Rev Peter Catford
26 Linkside
New Malden
Office: Tel: 020 8942 1288
Home: Tel/fax: 020 8942 0333

 

 

Dear All,

For most of us December is chaotic and filled with busy preparations for Christmas celebrations, the cards, presents and food become a focus for our living. There is excitement in the air as we look forward to the day itself and all the fulfilment of our plans.

This is often quite enough yet we seem to want to make it even harder for ourselves by adding into this busy time the added stress of celebrating Christmas as well. With the increased mobility of our society which has led to families being spread thinly across the country and continent we now find it impossible to have the full Christmas effect on the day so we spread it. We eat the meal with groups that we belong to as early as the first days of December and go through all the Christmas rituals and traditions from food to games. It can become an exhausting round of feasting and fun that leaves the day itself, rather than a climax of all the preparations, as a tame affair that leaves us wondering what is missing.

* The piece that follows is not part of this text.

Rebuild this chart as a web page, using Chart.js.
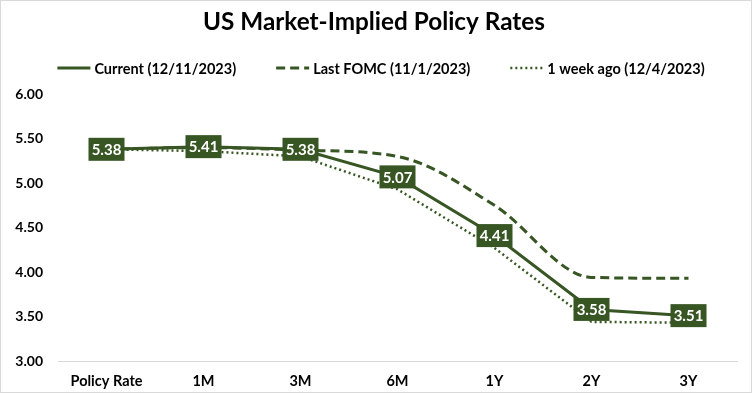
<!DOCTYPE html>
<html>
<head>
<meta charset="utf-8">
<script src="https://cdn.jsdelivr.net/npm/chart.js@4"></script>
<style>
  html, body { margin: 0; padding: 0; background: #fff; }
  #wrap { width: 752px; height: 393px; box-sizing: border-box; border: 1px solid #d9d9d9; position: relative; }
  canvas { display: block; }
</style>
</head>
<body>
<div id="wrap"><canvas id="c" width="750" height="391"></canvas></div>
<script>
const tenors = ["Policy Rate", "1M", "3M", "6M", "1Y", "2Y", "3Y"];
const current = [5.38, 5.41, 5.38, 5.07, 4.41, 3.58, 3.51];
const lastFomc = [5.38, 5.40, 5.37, 5.30, 4.75, 3.94, 3.93];
const weekAgo = [5.38, 5.36, 5.30, 4.93, 4.27, 3.44, 3.43];
const yTicks = [3.0, 3.5, 4.0, 4.5, 5.0, 5.5, 6.0];

const GREEN = "#375623";
const FONT = "Lato, 'Open Sans', sans-serif";

// white-on-green value boxes for the current curve
const boxLabels = {
  id: "boxLabels",
  afterDatasetsDraw(chart) {
    const meta = chart.getDatasetMeta(0);
    const ctx = chart.ctx;
    ctx.save();
    ctx.font = `bold 15px ${FONT}`;
    ctx.textAlign = "center";
    ctx.textBaseline = "middle";
    meta.data.forEach((pt, i) => {
      const w = 36, h = 23;
      ctx.fillStyle = GREEN;
      ctx.fillRect(pt.x - w / 2, pt.y - h / 2, w, h);
      ctx.fillStyle = "#ffffff";
      ctx.fillText(current[i].toFixed(2), pt.x, pt.y + 1);
    });
    ctx.restore();
  }
};

// legend row under the title, line samples keep the dataset dash
const lineLegend = {
  id: "lineLegend",
  afterDraw(chart) {
    const ctx = chart.ctx;
    const sample = 33, gap = 4, itemGap = 40, y = 67;
    ctx.save();
    ctx.font = `bold 14.5px ${FONT}`;
    ctx.textBaseline = "middle";
    const items = chart.data.datasets.map((ds) => ({ ds, tw: ctx.measureText(ds.label).width }));
    const total = items.reduce((s, it) => s + sample + gap + it.tw, 0) + itemGap * (items.length - 1);
    let x = 380 - total / 2;
    items.forEach(({ ds, tw }) => {
      ctx.strokeStyle = ds.borderColor;
      ctx.lineWidth = ds.borderWidth;
      ctx.setLineDash(ds.borderDash || []);
      ctx.beginPath();
      ctx.moveTo(x, y);
      ctx.lineTo(x + sample, y);
      ctx.stroke();
      ctx.setLineDash([]);
      ctx.fillStyle = "#000";
      ctx.fillText(ds.label, x + sample + gap, y + 1);
      x += sample + gap + tw + itemGap;
    });
    ctx.restore();
  }
};

new Chart(document.getElementById("c"), {
  type: "line",
  data: {
    labels: tenors,
    datasets: [
      {
        label: "Current (12/11/2023)",
        data: current,
        borderColor: GREEN,
        borderWidth: 3,
        pointRadius: 0,
        tension: 0,
        order: 0
      },
      {
        label: "Last FOMC (11/1/2023)",
        data: lastFomc,
        borderColor: GREEN,
        borderWidth: 3,
        borderDash: [9, 5],
        pointRadius: 0,
        cubicInterpolationMode: "monotone",
        order: 1
      },
      {
        label: "1 week ago (12/4/2023)",
        data: weekAgo,
        borderColor: GREEN,
        borderWidth: 2.5,
        borderDash: [2, 3],
        pointRadius: 0,
        tension: 0,
        order: 2
      }
    ]
  },
  options: {
    responsive: false,
    animation: false,
    layout: { padding: { left: 10, right: 14, top: 0, bottom: 0 } },
    plugins: {
      title: {
        display: true,
        text: "US Market-Implied Policy Rates",
        color: "#000",
        font: { family: FONT, size: 24.3, weight: "bold", lineHeight: 1.2 },
        padding: { top: 7, bottom: 57 }
      },
      legend: { display: false },
      tooltip: { enabled: false }
    },
    scales: {
      x: {
        offset: true,
        afterFit: (s) => { s.height = 31; },
        grid: { display: false, drawTicks: false, offset: true },
        border: { color: "#d9d9d9", width: 1 },
        ticks: { color: "#000", padding: 12, font: { family: FONT, size: 14.5, weight: "bold" } }
      },
      y: {
        min: 3,
        max: 6,
        afterBuildTicks: (s) => { s.ticks = yTicks.map((v) => ({ value: v })); },
        afterFit: (s) => { s.width = 47; },
        grid: { display: false, drawTicks: false },
        border: { display: false },
        ticks: { color: "#000", padding: 15, callback: (v) => v.toFixed(2), font: { family: FONT, size: 14, weight: "bold" } }
      }
    }
  },
  plugins: [boxLabels, lineLegend]
});
</script>
</body>
</html>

The months since September for us have been a time of preparation, preparations for the future as we have been looking for a new Circuit to serve in from September 2008. The waiting for the name is now over and we are in the strange situation of knowing that we will be in Andover Circuit in nine months. It is so tempting to checkout of here now but there is important work to be done here so I must resist the temptation.

It is hard to stay in “the know” when society all around us does not do “delayed gratification”. We appear not to be able to wait for anything whether it is a doughnut in the Supermarket that we must eat before we pay for it or whether it is the new three piece suite from the once in a lifetime sale with four years interest free credit. We have lost the discipline and art of waiting.

The word Advent comes from the Latin adventus, which means "coming" or "arrival" and is designed to encourage us to think whose coming it is that we are preparing for and what Jesus coming means to us and to the world. To do this we need space to reflect and prepare our hearts for Christmas day and the following twelve days of feasting and to do this we need space so we can focus on God's promise of salvation and the fulfilment of this promise in Jesus Christ that we read of in the stories that are read in this season. There is more too for the Advent not only looks back but forward as well as we wait for Jesus promised coming again. 

 John Henry Newman expressed the spirit of this waiting in one of his sermons: "We are not simply to believe, but to watch; not simply to love, but to watch; not simply to obey, but to watch; to watch for what?  For the great event, Christ's coming...

So can we wait in the spiritual "waiting room" that is Advent not just building up excitement but reminding ourselves what God has done for us all?

The invitation to travel through Advent is a challenge to us and to our culture. Must we have the future now? Or dare we use Advent to prepare and wait to celebrate Christ’s coming?